The tenfold increase in tuna catch in the western and central Pacific and continued expansion of purse seining is just not sustainable (see the Fact Sheet attached). The effect on by-catch species and juvenile yellowfin and bigeye tuna can be equally devastating. It’s nothing short of plunder.

The power of the consumer can be used to ensure more sustainable fishing practices are used in the tuna fishery. It has worked before with demand for dolphin free catching methods changing the way purse seine vessels operated. http://en.wikipedia.org/wiki/Dolphin_safe_label

"The New Zealand Sport Fishing Council stands beside Greenpeace in their ‘Change your tuna’ campaign. We urge those companies, like Sealord, selling canned tuna in New Zealand to ensure that they use only truly sustainable fish and stop selling tuna that has been caught by seiners using FADs," said Richard Baker.


Fact Sheet

Pacific Catch

In the Western and Central Pacific Ocean the provisional 2009 purse-seine tuna catch of 1,894,500 metric tonnes (mt) was the sixth consecutive record catch for this fishery and 70,000 mt higher than the previous record in 2008. The 2009 pole-and-line catch (165,814 mt) was the lowest annual catch for this fishery since the mid-1960s (Figure 1).

The Western and Central Pacific Ocean tuna catch (2,467,903 mt) for 2009 represented 81% of the total Pacific Ocean catch of 3,042,092 mt, and 58% of the global tuna catch (the provisional estimate for 2009 is 4,222,289 mt).
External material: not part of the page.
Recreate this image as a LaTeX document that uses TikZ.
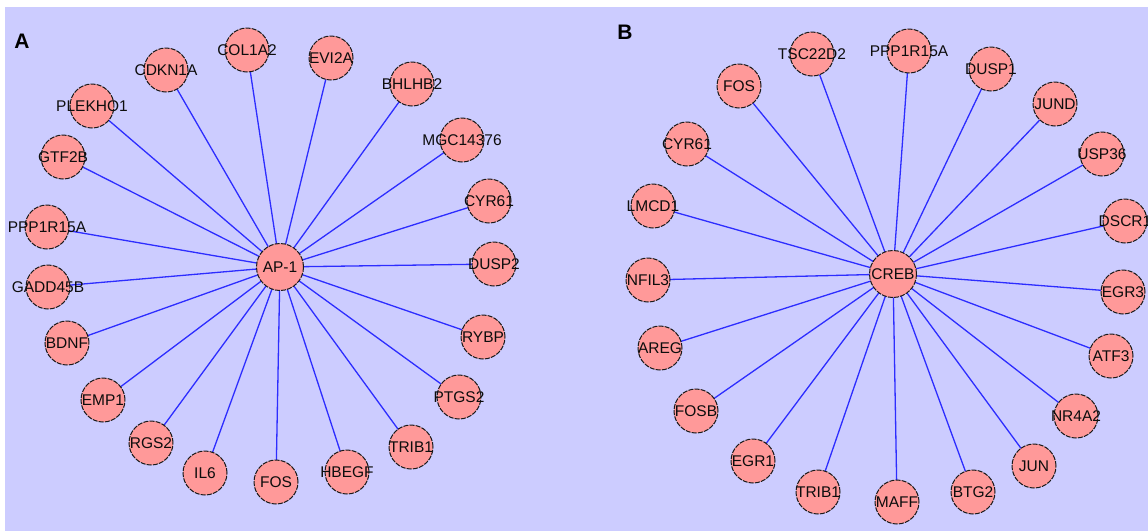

Source: Western and Central Pacific Fisheries Commission, Scientific Committee Summary Report 2010.
http://www.wcpfc.int/node/2751


Figure 2: Catch (mt) of albacore, bigeye, skipjack and yellowfin in the western and central Pacific Ocean, by longline, pole-and-line, purse seine and other gear types, 1960 to 2009.

New Zealand Catch

The New Zealand Sport Fishing Council collects annual catch tallies of all fished weighed and tagged and released by about 30,000 members of 57 affiliated clubs around the country.

In the mid-1990s over 2200 yellowfin per season were recorded by clubs, 12 years later there where 69 (Figure 1). Tallies for the 2010-11 season are not finalised but they are looking equally poor.

Last season under 6 mt of the New Zealand quota of 263 mt was caught by commercial fishers. In the first seven months of the relatively warm 2010-11 season commercial fishers have landed less than 3 mt. Yellowfin are not arriving in New Zealand over summer the way they used to. It is not high catches in New Zealand waters that has caused this.